What are we to do with Big Data? Edward Snowden has kick-started a public debate about the legitimate scope of intelligence in a world of digital interconnectivity, and last week Klee Aiken asked us to consider the effectiveness of intrusive surveillance programs which analyse bulk information. There’s a robust debate to be had about the nature of modern privacy. But precisely because it’s so controversial on legal grounds, Aiken maintains that the indiscriminate collection of telephone and internet data by the NSA needs to prove its value as we ponder what to reform. Along with some of the US politicians who oversee the system, he’s pessimistic that the game is worth the candle.
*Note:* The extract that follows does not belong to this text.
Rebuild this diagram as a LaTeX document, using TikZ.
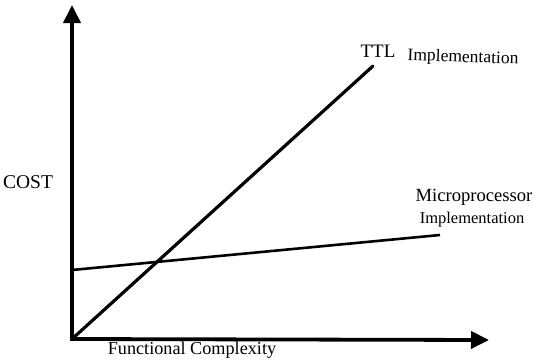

In response, Anthony Bergin drew attention to the shifting operational template of terrorism. Echoing a point made by IISS’s Nigel Inkster , Bergin suggested that metadata techniques will be needed to trace the development of home-grown radicals, who have become more of a threat in recent years. The pattern of future attacks are likely to be dispersed and irregular, receiving inspiration from al Qaeda through the very channels that prove most susceptible to signals intelligence.
Both made thoughtful points—and neither believes that much can be adequately settled without more detail. But I fear that Aiken and Bergin, despite their differences, have given short shrift to Big Data surveillance by unnecessarily narrowing the terms of the debate. Internet and telephony metadata techniques were designed to intercept the communications of terrorists, and they’ve largely been defended on those grounds. But the debate about metadata analysis shouldn’t be limited by how much we know about terrorist plots being intercepted. If we’re to judge how privacy protections should constrain intelligence, it’s worth considering the full spectrum of threats that can be transmitted via modern telecommunications, and which Australia and its Five Eyes allies are capable of monitoring.
This means, above all, that no discussion should take place without due consideration for the future of cyber security. Unfortunately, few commentators have explored this angle of the story, but the impact here could well be the most lasting consequence of Snowden’s revelations. For instance, beyond the embarrassment and backlash from allied leaders, an immediate casualty of the NSA leaks was the US campaign to pressure Beijing over its widely-suspected cyber espionage. In the early months of this year, the Obama administration was carefully laying the ground for a diplomatic outreach to European leaders, who it hoped would help to shift the calculus of China’s leaders. Post Snowden, however, with its own dirty tricks exposed, the US has lost all diplomatic leverage on the matter.
Similarly, more’s at stake in the debate about metadata and privacy than our ability to ward off physical terrorist threats. The kind of intrusive electronic surveillance methods exposed by Snowden are likely to offer the most effective basis for defending telecommunications networks against cyber infiltration, as inconvenient as this is for our concern with privacy. This was highlighted in a September address by James Baker (PDF), a former Justice Department official who represented the Bush administration before the Foreign Intelligence Surveillance Court. According to Baker, surveillance of internet activity will be necessary to detect all kinds of malware in the future, and the large-scale retention of data in the corporate world can make sure that a forensic investigation is carried out after a particularly sophisticated attack.
In other words, an ambitious counter-intelligence effort is probably the most effective way to guard against the transmission of malware across computer networks. Indeed, the NSA had plans to build a system that monitored all Internet packaged data entering the US, and was piloting a system which protected the American high-tech defence industry. Again, post-Snowden, this appears to be dead in the water.
I doubt the Australia Signals Directorate has the inclination or the clout to press for this kind of system right now. But, as with most things cyber-related, it’s difficult to forecast where we’ll be in a few years. We don’t know the exact cost to our national prosperity from organised crime or foreign espionage, and we can’t predict the severity of many cyber weapons. With the growth and diversification of malicious cyber activity, who knows what the public will want after the Snowden leaks begin to dry up.
This doesn’t resolve the debate about electronic privacy. Instead, it complicates our choice. Perhaps, if we don’t intend to examine the content of electronic transmissions, as Baker calls for in the US, we might still empower the Attorney General to receive metadata on the flow of internet traffic. This would establish a baseline of normal cyber activity which should help to detect serious anomalies. But whatever we decide to do, our understanding of electronic privacy will need to adjust to the reality that Big Data has a valuable role to play. The infrastructure of modern surveillance, arguably wasted on the hunt for terrorists in haystacks, might be needed after all.
David Schaefer is a sessional tutor in the School of Global, Urban and Social Studies at RMIT University.